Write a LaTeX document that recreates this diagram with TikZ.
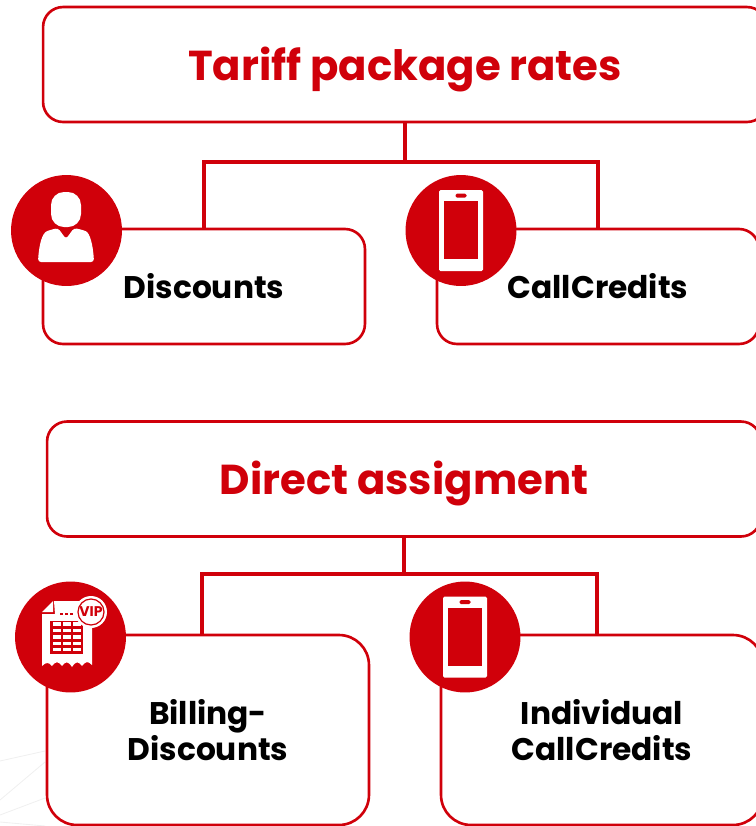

--

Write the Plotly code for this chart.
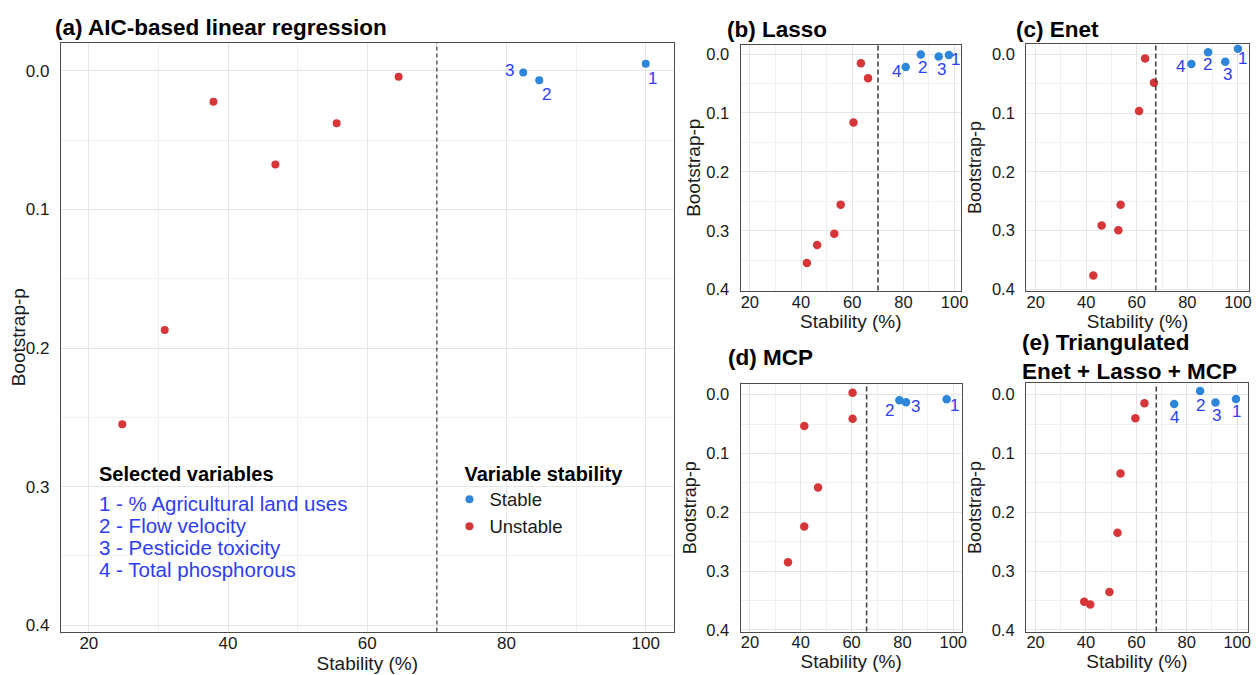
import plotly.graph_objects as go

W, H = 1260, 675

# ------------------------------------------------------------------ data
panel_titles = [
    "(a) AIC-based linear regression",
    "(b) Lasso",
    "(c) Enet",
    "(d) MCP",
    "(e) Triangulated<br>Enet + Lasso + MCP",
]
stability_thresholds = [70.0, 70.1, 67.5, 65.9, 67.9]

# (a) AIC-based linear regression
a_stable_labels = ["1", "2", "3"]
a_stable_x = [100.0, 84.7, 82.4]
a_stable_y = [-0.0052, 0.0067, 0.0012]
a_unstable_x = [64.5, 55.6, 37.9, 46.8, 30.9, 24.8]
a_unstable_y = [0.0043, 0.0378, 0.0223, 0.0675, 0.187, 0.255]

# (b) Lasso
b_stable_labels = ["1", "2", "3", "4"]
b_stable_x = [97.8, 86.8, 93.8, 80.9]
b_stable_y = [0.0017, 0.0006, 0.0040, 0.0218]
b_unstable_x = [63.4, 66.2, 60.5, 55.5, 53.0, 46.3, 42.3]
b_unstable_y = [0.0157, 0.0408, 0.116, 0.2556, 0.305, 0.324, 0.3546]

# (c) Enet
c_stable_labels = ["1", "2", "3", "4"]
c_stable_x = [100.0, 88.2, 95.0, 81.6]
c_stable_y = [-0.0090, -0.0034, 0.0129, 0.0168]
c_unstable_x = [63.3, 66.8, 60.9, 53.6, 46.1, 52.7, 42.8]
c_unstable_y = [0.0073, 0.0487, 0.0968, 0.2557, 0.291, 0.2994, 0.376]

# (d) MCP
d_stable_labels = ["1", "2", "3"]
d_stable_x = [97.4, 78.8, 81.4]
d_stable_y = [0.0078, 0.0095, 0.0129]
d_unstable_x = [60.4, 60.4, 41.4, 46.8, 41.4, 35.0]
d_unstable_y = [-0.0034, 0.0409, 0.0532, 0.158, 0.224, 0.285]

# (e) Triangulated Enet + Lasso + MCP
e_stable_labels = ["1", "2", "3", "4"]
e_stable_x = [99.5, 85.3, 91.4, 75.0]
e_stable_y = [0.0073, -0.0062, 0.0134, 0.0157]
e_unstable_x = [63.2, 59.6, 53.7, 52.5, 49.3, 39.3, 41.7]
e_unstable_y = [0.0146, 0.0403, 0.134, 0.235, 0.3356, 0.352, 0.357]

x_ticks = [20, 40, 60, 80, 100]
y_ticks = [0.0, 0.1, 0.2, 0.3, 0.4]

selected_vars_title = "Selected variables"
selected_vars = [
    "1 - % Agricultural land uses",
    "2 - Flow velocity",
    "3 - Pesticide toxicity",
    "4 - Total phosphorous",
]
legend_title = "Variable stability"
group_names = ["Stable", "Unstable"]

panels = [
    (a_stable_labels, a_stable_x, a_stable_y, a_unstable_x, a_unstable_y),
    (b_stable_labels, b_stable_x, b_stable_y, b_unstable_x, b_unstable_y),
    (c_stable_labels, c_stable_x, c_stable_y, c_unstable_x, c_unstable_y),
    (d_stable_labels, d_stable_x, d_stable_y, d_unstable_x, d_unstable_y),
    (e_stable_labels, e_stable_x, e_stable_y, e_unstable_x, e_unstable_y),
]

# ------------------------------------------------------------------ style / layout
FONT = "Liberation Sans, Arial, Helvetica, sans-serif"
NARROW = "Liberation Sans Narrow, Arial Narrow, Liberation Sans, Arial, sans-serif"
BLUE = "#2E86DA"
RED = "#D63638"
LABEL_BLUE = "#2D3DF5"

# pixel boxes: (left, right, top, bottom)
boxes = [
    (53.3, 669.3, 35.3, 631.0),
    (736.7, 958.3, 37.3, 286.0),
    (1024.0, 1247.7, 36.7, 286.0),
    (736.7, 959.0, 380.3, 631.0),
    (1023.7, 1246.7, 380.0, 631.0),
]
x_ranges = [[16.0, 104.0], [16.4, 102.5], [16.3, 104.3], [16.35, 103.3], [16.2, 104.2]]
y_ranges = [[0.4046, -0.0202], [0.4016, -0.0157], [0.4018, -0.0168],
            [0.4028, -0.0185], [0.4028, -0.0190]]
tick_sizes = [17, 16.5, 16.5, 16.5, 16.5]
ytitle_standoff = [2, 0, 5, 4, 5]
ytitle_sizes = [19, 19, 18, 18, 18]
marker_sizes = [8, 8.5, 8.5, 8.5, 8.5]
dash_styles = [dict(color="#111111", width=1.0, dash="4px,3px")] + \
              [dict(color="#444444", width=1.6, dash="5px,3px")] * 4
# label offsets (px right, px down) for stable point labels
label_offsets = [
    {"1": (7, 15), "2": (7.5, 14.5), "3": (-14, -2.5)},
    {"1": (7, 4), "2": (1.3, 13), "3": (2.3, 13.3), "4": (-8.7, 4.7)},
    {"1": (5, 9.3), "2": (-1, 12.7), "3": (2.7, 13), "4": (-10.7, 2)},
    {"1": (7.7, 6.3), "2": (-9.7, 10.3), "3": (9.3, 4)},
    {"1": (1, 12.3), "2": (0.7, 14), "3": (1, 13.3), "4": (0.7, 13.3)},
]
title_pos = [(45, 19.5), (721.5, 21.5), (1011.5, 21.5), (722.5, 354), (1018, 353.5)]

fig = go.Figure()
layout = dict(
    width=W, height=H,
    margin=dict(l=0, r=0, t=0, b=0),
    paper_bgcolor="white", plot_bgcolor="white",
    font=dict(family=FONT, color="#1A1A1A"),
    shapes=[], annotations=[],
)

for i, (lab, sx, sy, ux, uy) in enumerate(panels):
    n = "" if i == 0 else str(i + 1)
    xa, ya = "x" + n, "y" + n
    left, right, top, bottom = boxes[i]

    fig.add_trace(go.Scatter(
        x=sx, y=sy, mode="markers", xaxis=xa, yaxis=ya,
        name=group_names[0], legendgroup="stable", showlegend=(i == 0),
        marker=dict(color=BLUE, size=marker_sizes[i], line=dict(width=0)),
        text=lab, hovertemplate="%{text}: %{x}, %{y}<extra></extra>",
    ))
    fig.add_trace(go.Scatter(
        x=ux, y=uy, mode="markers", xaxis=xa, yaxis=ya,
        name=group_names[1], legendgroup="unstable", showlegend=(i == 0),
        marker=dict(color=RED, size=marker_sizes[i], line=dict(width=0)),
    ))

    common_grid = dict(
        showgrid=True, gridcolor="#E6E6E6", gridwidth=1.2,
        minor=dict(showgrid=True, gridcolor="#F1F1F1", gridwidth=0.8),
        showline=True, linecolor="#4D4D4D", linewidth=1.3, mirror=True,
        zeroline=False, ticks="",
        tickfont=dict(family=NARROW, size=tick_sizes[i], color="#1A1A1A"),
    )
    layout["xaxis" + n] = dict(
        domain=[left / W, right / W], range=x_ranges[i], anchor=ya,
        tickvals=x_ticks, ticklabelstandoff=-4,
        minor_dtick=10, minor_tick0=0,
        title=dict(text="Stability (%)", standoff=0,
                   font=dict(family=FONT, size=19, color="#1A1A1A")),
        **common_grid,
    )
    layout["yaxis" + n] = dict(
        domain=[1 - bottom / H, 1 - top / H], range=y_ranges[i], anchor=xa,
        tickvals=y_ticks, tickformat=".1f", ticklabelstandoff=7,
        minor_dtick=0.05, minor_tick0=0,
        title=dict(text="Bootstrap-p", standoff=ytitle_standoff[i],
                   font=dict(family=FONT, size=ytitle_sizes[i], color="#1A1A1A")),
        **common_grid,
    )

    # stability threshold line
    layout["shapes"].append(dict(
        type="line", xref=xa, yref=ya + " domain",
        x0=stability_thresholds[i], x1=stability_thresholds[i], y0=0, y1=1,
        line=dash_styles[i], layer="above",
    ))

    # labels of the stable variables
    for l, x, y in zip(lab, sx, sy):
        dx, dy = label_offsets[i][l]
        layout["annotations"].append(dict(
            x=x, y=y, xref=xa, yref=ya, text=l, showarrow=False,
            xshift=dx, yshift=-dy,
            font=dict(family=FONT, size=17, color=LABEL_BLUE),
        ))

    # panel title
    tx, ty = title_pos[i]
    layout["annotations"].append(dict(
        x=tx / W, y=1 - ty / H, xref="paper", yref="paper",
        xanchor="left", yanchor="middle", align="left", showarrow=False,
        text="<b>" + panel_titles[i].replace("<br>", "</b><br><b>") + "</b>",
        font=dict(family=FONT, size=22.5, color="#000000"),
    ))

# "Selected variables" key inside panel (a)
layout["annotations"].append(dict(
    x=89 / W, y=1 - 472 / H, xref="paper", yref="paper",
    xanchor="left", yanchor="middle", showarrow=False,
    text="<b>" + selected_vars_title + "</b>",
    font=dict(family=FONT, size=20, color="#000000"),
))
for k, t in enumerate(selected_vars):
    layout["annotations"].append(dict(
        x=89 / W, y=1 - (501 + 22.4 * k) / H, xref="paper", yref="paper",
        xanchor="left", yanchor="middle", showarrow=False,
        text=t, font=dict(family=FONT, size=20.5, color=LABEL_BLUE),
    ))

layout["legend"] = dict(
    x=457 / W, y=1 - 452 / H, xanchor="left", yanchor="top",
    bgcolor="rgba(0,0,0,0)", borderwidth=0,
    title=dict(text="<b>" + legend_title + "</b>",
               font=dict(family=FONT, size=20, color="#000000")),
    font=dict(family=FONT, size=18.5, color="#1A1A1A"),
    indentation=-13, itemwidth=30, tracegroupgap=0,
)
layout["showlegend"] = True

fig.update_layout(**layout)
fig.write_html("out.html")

==

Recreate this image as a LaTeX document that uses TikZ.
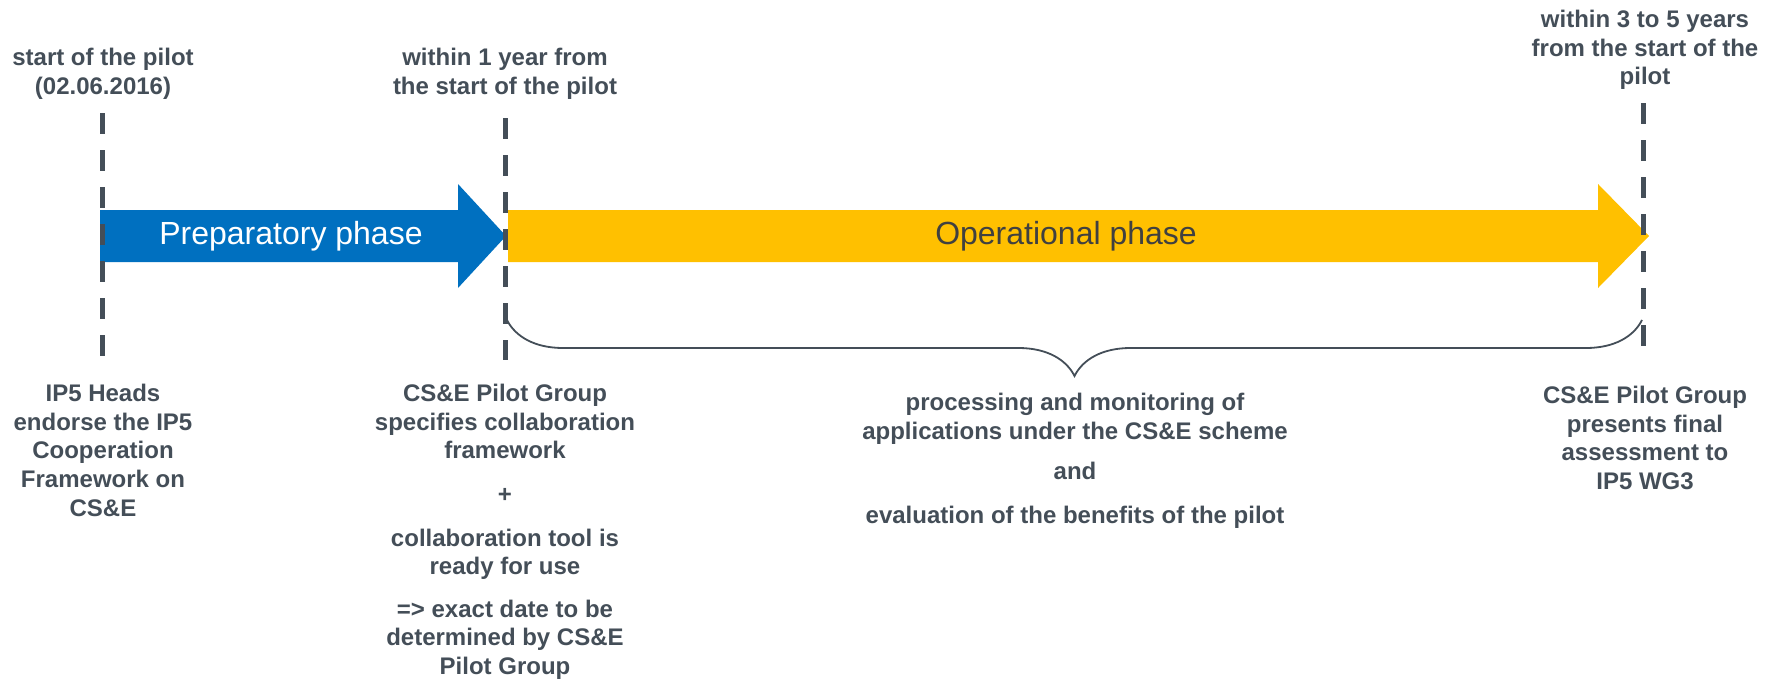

* Direction *
Using the entries above, reproduce word for word only the lines from the one that contains "Write the Plotly code for this chart." to the one that contains "W, H = 1260, 675", both ends included, and drop every picture.

* Task output *
Write the Plotly code for this chart.
import plotly.graph_objects as go

W, H = 1260, 675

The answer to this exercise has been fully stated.